As to the general strategy, it very much depends on the PDFs you are working on. If the placement of the information on the document is a strong cue for the category then you might have a image classifier in your pipeline that would output the relevant regions. This is what Prodigy-PDF could help with. Since you want to output text eventually, the next component in your pipeline should convert these relevant regions to text: this can be as easy as scraping using something like PyPDF2(you can see how to integrate such scraping as Prodigy loader in this post) or you might need to resort to OCR (one option is available via pdf.ocr.correct recipe in the Prodigy-PDF plugin). Finally, looking that your categories are generally regex friendly, you could have a component that matches the text against the patterns to boost the precision.

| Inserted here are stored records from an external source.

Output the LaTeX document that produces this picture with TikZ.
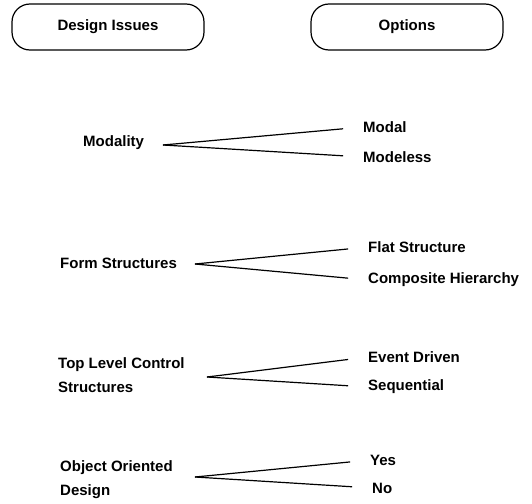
\documentclass[tikz,border=0pt]{standalone}
\usepackage{fontspec}
\setmainfont{Liberation Sans}
\usetikzlibrary{calc}

\tikzset{
  headbox/.style={draw, rounded corners=18pt, minimum width=192pt, minimum height=46pt, line width=1.2pt},
  issue/.style={anchor=west, inner sep=0pt, align=left},
  option/.style={anchor=west, inner sep=0pt},
  branch/.style={line width=1.2pt, shorten >=20pt}
}

\begin{document}
\begin{tikzpicture}[x=1pt, y=-1pt, color=black, font=\bfseries\fontsize{15}{24}\selectfont]
		\useasboundingbox (0,0) rectangle (532,503);
		
		% headings
		\node[headbox] (issues) at (108,27) {Design Issues};
		\node[headbox] (options) at (407,27) {Options};
		
		% modality
		\node[issue] (modality) at (83,143) {Modality};
		\coordinate (modJ) at (163,145);
		\node[option] (modal) at (363,127) {Modal};
		\node[option] (modeless) at (363,157) {Modeless};
		\draw[branch] (modJ) -- (modal.west);
		\draw[branch] (modJ) -- (modeless.west);
		
		% form structures
		\node[issue] (form) at (60,263) {Form Structures};
		\coordinate (formJ) at (195,264);
		\node[option] (flat) at (368,247) {Flat Structure};
		\node[option] (composite) at (368,280) {Composite Hierarchy};
		\draw[branch] (formJ) -- (flat.west);
		\draw[branch] (formJ) -- (composite.west);
		
		% top level control
		\node[issue] (control) at (58,375) {Top Level Control\\Structures};
		\coordinate (controlJ) at (207,377);
		\node[option] (event) at (368,357) {Event Driven};
		\node[option] (sequential) at (368,387) {Sequential};
		\draw[branch] (controlJ) -- (event.west);
		\draw[branch] (controlJ) -- (sequential.west);
		
		% object oriented
		\node[issue] (object) at (60,480) {Object Oriented\\Design};
		\coordinate (objectJ) at (195,477);
		\node[option] (yes) at (370,460) {Yes};
		\node[option] (no) at (372,488) {No};
		\draw[branch] (objectJ) -- (yes.west);
		\draw[branch] (objectJ) -- (no.west);
	\end{tikzpicture}
\end{document}
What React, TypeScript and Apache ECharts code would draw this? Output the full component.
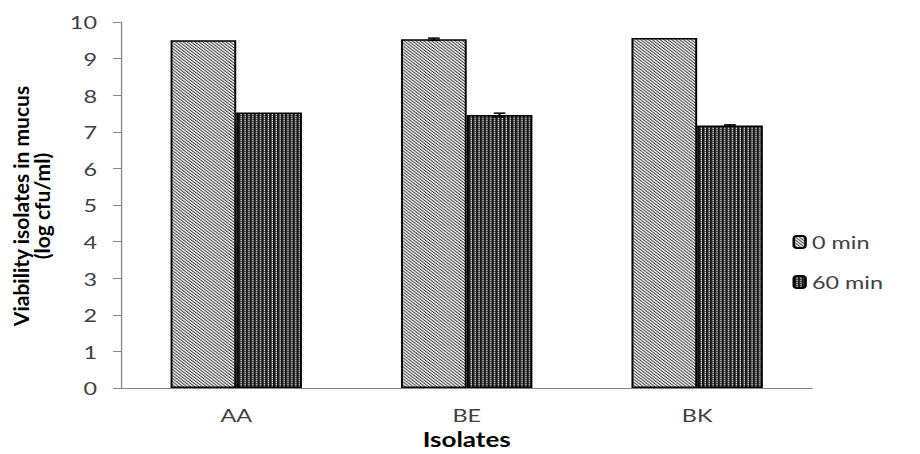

Alternatively, you could try convert the PDFs to text, evaluate its quality and try using that as input to ner.manual to train a NER model. Training a NER model would only makes sense if you work with entities in some context which is why you'd need entire PDFs or bigger relevant regions. Still given the nature of the categories you're after I'd definitely combine NER model with the rules. The rules should help with precision (after all all these number will be similar and may look ambiguous to the model) and NER should be useful when context matters e.g. distinguishing between the INVOICE_DATE and DUE_DATE. You could have some categories covered by the model and some by the patterns or you could use the patterns to correct the model output. It's a matter of experimenting really what works best for your kind of data. In any case, even if you opt for rules only, make sure you have a nice development set to be able to measure the effects of the the rules as you develop them.